The Gentlease Baby Formula, an alternative recommended by fellow first-time mom and sister-in-law, was effective in solving the constipation issue, but a short while later, we found ourselves trapped with a new diarrhea issue. When I consulted with my pediatrician, he mentioned that this is something that is, unfortunately, more common with formula babies. This brings me to my next point. It is very true that breastfeeding may less frequently encounter these gastrointestinal issues. Breastmilk is exclusively formulated for the baby that’s been growing inside the womb.
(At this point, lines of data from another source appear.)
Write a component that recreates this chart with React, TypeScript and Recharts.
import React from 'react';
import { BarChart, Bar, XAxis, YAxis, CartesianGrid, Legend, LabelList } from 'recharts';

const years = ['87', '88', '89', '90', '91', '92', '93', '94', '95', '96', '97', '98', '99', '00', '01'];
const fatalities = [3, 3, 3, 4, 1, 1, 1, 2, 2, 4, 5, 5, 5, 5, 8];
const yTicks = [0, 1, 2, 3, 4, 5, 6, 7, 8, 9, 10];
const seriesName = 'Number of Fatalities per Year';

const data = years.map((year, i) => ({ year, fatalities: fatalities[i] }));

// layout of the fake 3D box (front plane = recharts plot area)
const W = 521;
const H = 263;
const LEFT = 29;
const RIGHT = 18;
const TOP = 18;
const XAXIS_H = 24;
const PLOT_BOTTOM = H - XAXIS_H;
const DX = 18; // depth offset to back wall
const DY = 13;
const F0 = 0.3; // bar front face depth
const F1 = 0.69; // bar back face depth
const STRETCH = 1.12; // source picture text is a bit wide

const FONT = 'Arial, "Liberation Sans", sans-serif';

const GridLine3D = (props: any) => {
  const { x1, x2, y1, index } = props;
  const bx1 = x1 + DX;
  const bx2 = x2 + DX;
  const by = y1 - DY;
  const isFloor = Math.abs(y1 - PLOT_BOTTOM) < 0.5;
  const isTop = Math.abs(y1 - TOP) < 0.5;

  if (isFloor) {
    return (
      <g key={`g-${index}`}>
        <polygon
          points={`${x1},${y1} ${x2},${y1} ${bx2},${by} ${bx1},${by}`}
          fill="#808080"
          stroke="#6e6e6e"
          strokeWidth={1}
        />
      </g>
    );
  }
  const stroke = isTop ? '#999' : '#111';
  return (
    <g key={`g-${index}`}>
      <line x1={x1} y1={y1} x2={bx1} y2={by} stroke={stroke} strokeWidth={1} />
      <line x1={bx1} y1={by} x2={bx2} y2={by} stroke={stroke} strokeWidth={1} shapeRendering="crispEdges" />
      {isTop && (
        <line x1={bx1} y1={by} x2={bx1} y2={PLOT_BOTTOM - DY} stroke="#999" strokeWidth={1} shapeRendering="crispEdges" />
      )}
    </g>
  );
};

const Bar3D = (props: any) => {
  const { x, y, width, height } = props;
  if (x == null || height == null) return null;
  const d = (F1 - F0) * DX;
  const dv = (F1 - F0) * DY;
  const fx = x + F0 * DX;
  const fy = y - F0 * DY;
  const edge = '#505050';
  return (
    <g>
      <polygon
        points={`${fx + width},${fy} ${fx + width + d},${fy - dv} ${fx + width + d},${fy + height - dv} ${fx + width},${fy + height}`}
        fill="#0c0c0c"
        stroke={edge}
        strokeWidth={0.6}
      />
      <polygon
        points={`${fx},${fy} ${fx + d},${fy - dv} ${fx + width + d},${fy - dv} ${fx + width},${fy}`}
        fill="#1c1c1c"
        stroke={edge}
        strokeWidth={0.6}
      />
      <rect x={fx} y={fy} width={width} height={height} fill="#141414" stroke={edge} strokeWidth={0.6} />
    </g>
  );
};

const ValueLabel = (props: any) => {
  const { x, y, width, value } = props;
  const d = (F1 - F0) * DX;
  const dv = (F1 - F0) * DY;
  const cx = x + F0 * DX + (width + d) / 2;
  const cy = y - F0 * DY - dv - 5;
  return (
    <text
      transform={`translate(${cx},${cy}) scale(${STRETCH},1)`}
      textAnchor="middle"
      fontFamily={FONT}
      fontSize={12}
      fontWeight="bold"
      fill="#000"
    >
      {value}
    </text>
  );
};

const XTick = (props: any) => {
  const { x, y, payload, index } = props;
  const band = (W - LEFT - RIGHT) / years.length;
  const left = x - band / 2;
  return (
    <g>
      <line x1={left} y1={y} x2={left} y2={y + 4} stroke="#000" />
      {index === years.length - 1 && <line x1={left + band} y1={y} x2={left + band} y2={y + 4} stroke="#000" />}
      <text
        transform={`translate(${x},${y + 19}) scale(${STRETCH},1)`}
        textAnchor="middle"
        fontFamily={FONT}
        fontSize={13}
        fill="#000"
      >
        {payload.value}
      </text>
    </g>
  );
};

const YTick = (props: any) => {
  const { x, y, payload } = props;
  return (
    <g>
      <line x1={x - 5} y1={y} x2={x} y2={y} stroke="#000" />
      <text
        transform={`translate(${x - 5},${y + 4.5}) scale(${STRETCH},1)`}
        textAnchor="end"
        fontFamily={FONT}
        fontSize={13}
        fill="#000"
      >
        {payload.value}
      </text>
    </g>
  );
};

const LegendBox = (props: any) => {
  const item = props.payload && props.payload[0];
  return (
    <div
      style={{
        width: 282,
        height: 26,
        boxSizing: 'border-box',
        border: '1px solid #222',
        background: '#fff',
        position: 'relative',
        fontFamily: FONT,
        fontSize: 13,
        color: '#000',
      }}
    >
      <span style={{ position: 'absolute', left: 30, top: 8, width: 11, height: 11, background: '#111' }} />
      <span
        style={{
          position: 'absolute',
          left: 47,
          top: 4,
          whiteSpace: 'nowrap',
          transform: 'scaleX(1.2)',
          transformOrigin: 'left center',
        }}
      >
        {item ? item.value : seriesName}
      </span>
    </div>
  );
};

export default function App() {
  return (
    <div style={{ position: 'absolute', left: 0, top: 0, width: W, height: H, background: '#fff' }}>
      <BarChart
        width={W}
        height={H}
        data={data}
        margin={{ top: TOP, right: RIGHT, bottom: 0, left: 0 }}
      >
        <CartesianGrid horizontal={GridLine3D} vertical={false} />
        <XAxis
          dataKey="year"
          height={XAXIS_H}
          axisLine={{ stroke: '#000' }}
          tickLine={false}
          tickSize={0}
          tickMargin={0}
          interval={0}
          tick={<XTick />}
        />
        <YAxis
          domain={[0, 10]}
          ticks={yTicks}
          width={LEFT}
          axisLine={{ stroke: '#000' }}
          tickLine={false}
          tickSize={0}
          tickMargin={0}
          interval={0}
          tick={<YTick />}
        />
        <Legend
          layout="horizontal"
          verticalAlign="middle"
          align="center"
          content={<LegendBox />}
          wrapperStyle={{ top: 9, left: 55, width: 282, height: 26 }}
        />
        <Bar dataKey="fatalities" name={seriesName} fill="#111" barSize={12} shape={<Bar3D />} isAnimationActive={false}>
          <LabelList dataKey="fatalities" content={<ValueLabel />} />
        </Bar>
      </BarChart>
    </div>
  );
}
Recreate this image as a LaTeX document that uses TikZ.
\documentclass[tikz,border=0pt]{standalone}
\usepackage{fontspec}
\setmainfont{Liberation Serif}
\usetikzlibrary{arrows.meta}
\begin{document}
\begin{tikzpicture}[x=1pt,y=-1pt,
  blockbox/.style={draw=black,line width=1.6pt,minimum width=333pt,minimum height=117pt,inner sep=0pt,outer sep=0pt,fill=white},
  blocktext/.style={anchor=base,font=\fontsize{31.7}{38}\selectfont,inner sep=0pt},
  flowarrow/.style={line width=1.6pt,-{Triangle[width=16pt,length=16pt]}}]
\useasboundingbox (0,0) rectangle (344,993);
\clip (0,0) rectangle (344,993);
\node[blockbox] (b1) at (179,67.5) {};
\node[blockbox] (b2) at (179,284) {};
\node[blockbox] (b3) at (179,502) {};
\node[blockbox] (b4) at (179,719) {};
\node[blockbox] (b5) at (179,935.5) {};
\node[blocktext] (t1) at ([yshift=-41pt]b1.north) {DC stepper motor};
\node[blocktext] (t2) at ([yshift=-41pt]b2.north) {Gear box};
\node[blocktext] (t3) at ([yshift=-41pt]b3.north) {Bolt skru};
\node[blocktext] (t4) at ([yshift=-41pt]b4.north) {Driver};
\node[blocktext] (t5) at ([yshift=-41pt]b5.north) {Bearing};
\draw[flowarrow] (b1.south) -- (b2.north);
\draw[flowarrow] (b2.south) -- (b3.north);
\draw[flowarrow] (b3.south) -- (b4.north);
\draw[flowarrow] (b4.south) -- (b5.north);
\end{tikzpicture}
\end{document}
This is why doctors and nurses so strongly encourage breastfeeding. BUT formula isn’t poison – it’s a perfectly safe alternative to meet the growing baby’s nutritional needs and a mom shouldn’t be shamed for making that choice (for whatever reason).

I’ve also heard great things about the Meiji Hohoemi Raku-Raku Cube. My friend from Japan used the cubes to supplement while breastfeeding her daughter. Formulated to mimic actual breast milk, the Hohoemi is easy to digest for babies.

If baby’s inconsistent bowel movements continue to ensue, I will give the hohoemi product a try.

In terms of taste, Squishy doesn’t have a strong preference for any particular one. As you can see from the picture he’s just happy when he’s fed.

First 5 LA

For today’s post, I wanted to share my experience with a wonderful program called First 5 LA. First 5 LA’s mission is to empower and strengthen families by offering them proper resources to establish a great start for children ages 0-5. The organization works with new families to provide affordable health care and routine in-home visits.

I was introduced to First 5 LA through Long Beach Memorial Hospital, where I delivered my son and where First 5 LA conducted routine visits to first-time moms. The first week home, my Welcome Baby Nurse came to our house to provide a routine checkup for my son.

Here’s a brief overview of the program. FYI, the program’s length varies per case and I was enrolled in a 2-month/3-visit program.

Visit 1. Post-natal check-up & initial baby check-up. I was given a handbook for new moms and combatting postpartum anxiety. Gifts included a Boppy and baby first-aid kit.
Visit 2. Communicating with babyWe were given a small package of books and pamphlets on child health. The case manager also provided options for affordable baby insurance.
Visit 3. Making the home a safe place for the baby. This was our last program visit and we were given a blanket to encourage bedtime reading routines along with a home childproofing kit.

For our follow-up phone conversation, we were referred to a similar program at the University of Southern California, which I’ll definitely be checking out in the upcoming weeks.